What is required: Begin with the first line and repeat exactly through the line containing "(0,0) rectangle (1189,473);"; leave every image out.

==== Material provided

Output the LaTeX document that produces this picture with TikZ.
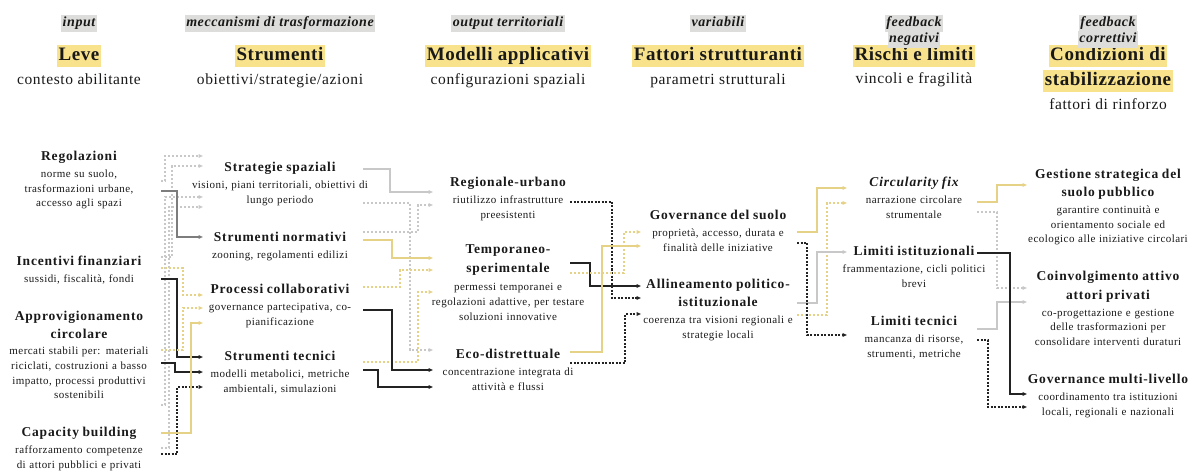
\documentclass[tikz,border=0pt]{standalone}
\usepackage{fontspec}
\setmainfont{Liberation Serif}[LetterSpace=4]
\newfontfamily\ttlfont{Liberation Serif}[LetterSpace=6]
\newfontfamily\hdfont{Liberation Serif}[LetterSpace=3]
\newfontfamily\lblfont{Liberation Serif}[LetterSpace=4]
\usepackage{xcolor}
\usetikzlibrary{arrows.meta}
\definecolor{hlyellow}{RGB}{248,226,140}
\definecolor{lblgray}{RGB}{221,221,219}
\definecolor{lnyellow}{RGB}{230,210,135}
\definecolor{lngray}{RGB}{200,200,200}
\definecolor{midgray}{RGB}{125,125,125}
\definecolor{lndark}{RGB}{35,35,35}
\definecolor{txtdark}{RGB}{25,25,25}
\newcommand{\nodettl}[1]{{\ttlfont\fontsize{13.5}{15}\selectfont\bfseries #1}}

\begin{document}
\begin{tikzpicture}[x=1pt, y=-1pt,
  every node/.style={text=txtdark},
  lbl/.style={fill=lblgray, inner xsep=1.5pt, inner ysep=2.2pt, text height=9.5pt, text depth=3pt,
              font=\lblfont\fontsize{14}{16}\selectfont\bfseries\itshape},
  hd/.style={fill=hlyellow, inner xsep=1.5pt, inner ysep=2pt, text height=13.5pt, text depth=4.5pt,
             font=\hdfont\fontsize{19}{22}\selectfont\bfseries},
  sub/.style={inner sep=0pt, text height=10pt, text depth=3pt, font=\fontsize{15.5}{18}\selectfont},
  item/.style={anchor=north, inner sep=0pt, align=center, text width=230pt,
               font=\fontsize{11}{14.8}\selectfont},
  arr/.style={-{Triangle[length=4.5pt, width=3.6pt]}, line width=1.1pt},
  ysol/.style={arr, draw=lnyellow},
  ydot/.style={arr, draw=lnyellow, dash pattern=on 2.2pt off 1.8pt},
  gsol/.style={arr, draw=lngray},
  gdot/.style={arr, draw=lngray, dash pattern=on 2.2pt off 1.8pt},
  msol/.style={arr, draw=midgray},
  ksol/.style={arr, draw=lndark},
  kdot/.style={arr, draw=lndark, dash pattern=on 2pt off 1.5pt}
]
\useasboundingbox (0,0) rectangle (1189,473);

% Intestazioni
\node[lbl] (hIn) at (79,23.5) {input};
\node[lbl] (hMec) at (280,23.5) {meccanismi di trasformazione};
\node[lbl] (hOut) at (508,23.5) {output territoriali};
\node[lbl] (hVar) at (718,23.5) {variabili};

\node[hd] (tLev) at (79,56.5) {Leve};
\node[hd] (tStr) at (280,56.5) {Strumenti};
\node[hd] (tMod) at (508,56.5) {Modelli applicativi};
\node[hd] (tFat) at (718,56.5) {Fattori strutturanti};
\node[hd] (tRis) at (914,56.5) {Rischi e limiti};
\node[hd] (tCon1) at (1108,56.5) {Condizioni di};
\node[hd] (tCon2) at (1108,81.5) {stabilizzazione};

\node[lbl] (hNeg1) at (914,23.5) {feedback};
\node[lbl] (hNeg2) at (914,39.5) {negativi};
\node[lbl] (hCor1) at (1108,23.5) {feedback};
\node[lbl] (hCor2) at (1108,39.5) {correttivi};

\node[sub] (sLev) at (79,81.5) {contesto abilitante};
\node[sub] (sStr) at (280,81.5) {obiettivi/strategie/azioni};
\node[sub] (sMod) at (508,81.5) {configurazioni spaziali};
\node[sub] (sFat) at (718,81.5) {parametri strutturali};
\node[sub] (sRis) at (914,80) {vincoli e fragilità};
\node[sub] (sCon) at (1108,106.5) {fattori di rinforzo};

% Colonna 1: Leve
\node[item] (R1) at (79,151) {\nodettl{Regolazioni}\\[2pt] norme su suolo,\\ trasformazioni urbane,\\ accesso agli spazi};
\node[item] (R2) at (79,256) {\nodettl{Incentivi finanziari}\\[2pt] sussidi, fiscalità, fondi};
\node[item] (R3) at (79,311) {\nodettl{Approvigionamento}\\[3.2pt] \nodettl{circolare}\\[1.2pt]
  mercati stabili per: materiali\\ riciclati, costruzioni a basso\\ impatto, processi produttivi\\ sostenibili};
\node[item] (R4) at (79,427) {\nodettl{Capacity building}\\[2pt] rafforzamento competenze\\ di attori pubblici e privati};

% Colonna 2: Strumenti
\node[item] (S1) at (280,162) {\nodettl{Strategie spaziali}\\[2pt] visioni, piani territoriali, obiettivi di\\ lungo periodo};
\node[item] (S2) at (280,232) {\nodettl{Strumenti normativi}\\[2pt] zooning, regolamenti edilizi};
\node[item] (S3) at (280,284) {\nodettl{Processi collaborativi}\\[2pt] governance partecipativa, co-\\ pianificazione};
\node[item] (S4) at (280,351) {\nodettl{Strumenti tecnici}\\[2pt] modelli metabolici, metriche\\ ambientali, simulazioni};

% Colonna 3: Modelli applicativi
\node[item] (M1) at (508,177) {\nodettl{Regionale-urbano}\\[2pt] riutilizzo infrastrutture\\ preesistenti};
\node[item] (M2) at (508,244) {\nodettl{Temporaneo-}\\[5pt] \nodettl{sperimentale}\\[3pt]
  permessi temporanei e\\ regolazioni adattive, per testare\\ soluzioni innovative};
\node[item] (M3) at (508,349) {\nodettl{Eco-distrettuale}\\[2pt] concentrazione integrata di\\ attività e flussi};

% Colonna 4: Fattori strutturanti
\node[item] (F1) at (718,210) {\nodettl{Governance del suolo}\\[2pt] proprietà, accesso, durata e\\ finalità delle iniziative};
\node[item] (F2) at (718,279) {\nodettl{Allineamento politico-}\\[3.2pt] \nodettl{istituzionale}\\[2pt]
  coerenza tra visioni regionali e\\ strategie locali};

% Colonna 5: Rischi e limiti
\node[item] (K1) at (914,177) {\nodettl{\itshape Circularity fix}\\[2pt] narrazione circolare\\ strumentale};
\node[item] (K2) at (914,246) {\nodettl{Limiti istituzionali}\\[2pt] frammentazione, cicli politici\\ brevi};
\node[item] (K3) at (914,316) {\nodettl{Limiti tecnici}\\[2pt] mancanza di risorse,\\ strumenti, metriche};

% Colonna 6: Condizioni di stabilizzazione
\node[item] (C1) at (1108,169) {\nodettl{Gestione strategica del}\\[3.2pt] \nodettl{suolo pubblico}\\[2pt]
  garantire continuità e\\ orientamento sociale ed\\ ecologico alle iniziative circolari};
\node[item] (C2) at (1108,271) {\nodettl{Coinvolgimento attivo}\\[4pt] \nodettl{attori privati}\\[2pt]
  co-progettazione e gestione\\ delle trasformazioni per\\ consolidare interventi duraturi};
\node[item] (C3) at (1108,374) {\nodettl{Governance multi-livello}\\[2pt] coordinamento tra istituzioni\\ locali, regionali e nazionali};

% Leve -> Strumenti
\draw[gdot] ([shift={(82,30)}]R1.north) -- ++(4,0) |- ([shift={(-77,-6)}]S1.north);
\draw[gdot] ([shift={(82,1)}]R2.north) -- ++(11,0) |- ([shift={(-77,4)}]S1.north);
\draw[gdot] ([shift={(82,94)}]R3.north) -- ++(4,0) |- ([shift={(-77,35)}]S1.north);
\draw[gdot] ([shift={(82,21)}]R4.north) -- ++(8,0) |- ([shift={(-77,45)}]S1.north);
\draw[msol] ([shift={(82,40)}]R1.north) -- ++(16,0) |- ([shift={(-77,5)}]S2.north);
\draw[ksol] ([shift={(82,23)}]R2.north) -- ++(16,0) |- ([shift={(-77,6)}]S4.north);
\draw[ksol] ([shift={(82,52)}]R3.north) -- ++(14,0) |- ([shift={(-77,21)}]S4.north);
\draw[kdot] ([shift={(82,27)}]R4.north) -- ++(16,0) |- ([shift={(-77,36)}]S4.north);
\draw[ysol] ([shift={(82,6)}]R4.north) -- ++(30,0) |- ([shift={(-77,39)}]S3.north);
\draw[ydot] ([shift={(82,12)}]R2.north) -- ++(22,0) |- ([shift={(-77,11)}]S3.north);
\draw[ydot] ([shift={(82,39)}]R3.north) -- ++(22,0) |- ([shift={(-77,24)}]S3.north);

% Strumenti -> Modelli applicativi
\draw[gsol] ([shift={(83,7)}]S1.north) -- ++(27,0) |- ([shift={(-75,15)}]M1.north);
\draw[gdot] ([shift={(83,41)}]S1.north) -- ++(47,0) |- ([shift={(-75,1)}]M3.north);
\draw[gdot] ([shift={(83,0)}]S2.north) -- ++(55,0) |- ([shift={(-75,28)}]M1.north);
\draw[ysol] ([shift={(83,8)}]S2.north) -- ++(29,0) |- ([shift={(-75,14)}]M2.north);
\draw[ydot] ([shift={(83,3)}]S3.north) -- ++(37,0) |- ([shift={(-75,26)}]M2.north);
\draw[ydot] ([shift={(83,11)}]S4.north) -- ++(55,0) |- ([shift={(-75,48)}]M2.north);
\draw[ksol] ([shift={(83,26)}]S3.north) -- ++(29,0) |- ([shift={(-75,21)}]M3.north);
\draw[ksol] ([shift={(83,19)}]S4.north) -- ++(15,0) |- ([shift={(-75,38)}]M3.north);

% Modelli applicativi -> Fattori
\draw[kdot] ([shift={(62,25)}]M1.north) -- ++(42,0) |- ([shift={(-77,19)}]F2.north);
\draw[ksol] ([shift={(62,19)}]M2.north) -- ++(20,0) |- ([shift={(-77,7)}]F2.north);
\draw[ysol] ([shift={(62,3)}]M3.north) -- ++(32,0) |- ([shift={(-77,36)}]F1.north);
\draw[ydot] ([shift={(62,29)}]M2.north) -- ++(54,0) |- ([shift={(-77,22)}]F1.north);
\draw[kdot] ([shift={(62,14)}]M3.north) -- ++(55,0) |- ([shift={(-77,35)}]F2.north);

% Fattori -> Rischi
\draw[ysol] ([shift={(79,22)}]F1.north) -- ++(20,0) |- ([shift={(-67,11)}]K1.north);
\draw[ydot] ([shift={(79,36)}]F2.north) -- ++(30,0) |- ([shift={(-67,26)}]K1.north);
\draw[gsol] ([shift={(79,24)}]F2.north) -- ++(20,0) |- ([shift={(-67,6)}]K2.north);
\draw[kdot] ([shift={(79,33)}]F1.north) -- ++(10,0) |- ([shift={(-67,19)}]K3.north);

% Rischi -> Condizioni
\draw[ysol] ([shift={(63,25)}]K1.north) -- ++(20,0) |- ([shift={(-81,16)}]C1.north);
\draw[gdot] ([shift={(63,35)}]K1.north) -- ++(20,0) |- ([shift={(-81,17)}]C2.north);
\draw[gsol] ([shift={(63,13)}]K3.north) -- ++(20,0) |- ([shift={(-81,31)}]C2.north);
\draw[ksol] ([shift={(63,7)}]K2.north) -- ++(33,0) |- ([shift={(-81,20)}]C3.north);
\draw[kdot] ([shift={(63,24)}]K3.north) -- ++(11,0) |- ([shift={(-81,33)}]C3.north);

\end{tikzpicture}
\end{document}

========

Result of this task:
Output the LaTeX document that produces this picture with TikZ.
\documentclass[tikz,border=0pt]{standalone}
\usepackage{fontspec}
\setmainfont{Liberation Serif}[LetterSpace=4]
\newfontfamily\ttlfont{Liberation Serif}[LetterSpace=6]
\newfontfamily\hdfont{Liberation Serif}[LetterSpace=3]
\newfontfamily\lblfont{Liberation Serif}[LetterSpace=4]
\usepackage{xcolor}
\usetikzlibrary{arrows.meta}
\definecolor{hlyellow}{RGB}{248,226,140}
\definecolor{lblgray}{RGB}{221,221,219}
\definecolor{lnyellow}{RGB}{230,210,135}
\definecolor{lngray}{RGB}{200,200,200}
\definecolor{midgray}{RGB}{125,125,125}
\definecolor{lndark}{RGB}{35,35,35}
\definecolor{txtdark}{RGB}{25,25,25}
\newcommand{\nodettl}[1]{{\ttlfont\fontsize{13.5}{15}\selectfont\bfseries #1}}

\begin{document}
\begin{tikzpicture}[x=1pt, y=-1pt,
  every node/.style={text=txtdark},
  lbl/.style={fill=lblgray, inner xsep=1.5pt, inner ysep=2.2pt, text height=9.5pt, text depth=3pt,
              font=\lblfont\fontsize{14}{16}\selectfont\bfseries\itshape},
  hd/.style={fill=hlyellow, inner xsep=1.5pt, inner ysep=2pt, text height=13.5pt, text depth=4.5pt,
             font=\hdfont\fontsize{19}{22}\selectfont\bfseries},
  sub/.style={inner sep=0pt, text height=10pt, text depth=3pt, font=\fontsize{15.5}{18}\selectfont},
  item/.style={anchor=north, inner sep=0pt, align=center, text width=230pt,
               font=\fontsize{11}{14.8}\selectfont},
  arr/.style={-{Triangle[length=4.5pt, width=3.6pt]}, line width=1.1pt},
  ysol/.style={arr, draw=lnyellow},
  ydot/.style={arr, draw=lnyellow, dash pattern=on 2.2pt off 1.8pt},
  gsol/.style={arr, draw=lngray},
  gdot/.style={arr, draw=lngray, dash pattern=on 2.2pt off 1.8pt},
  msol/.style={arr, draw=midgray},
  ksol/.style={arr, draw=lndark},
  kdot/.style={arr, draw=lndark, dash pattern=on 2pt off 1.5pt}
]
\useasboundingbox (0,0) rectangle (1189,473);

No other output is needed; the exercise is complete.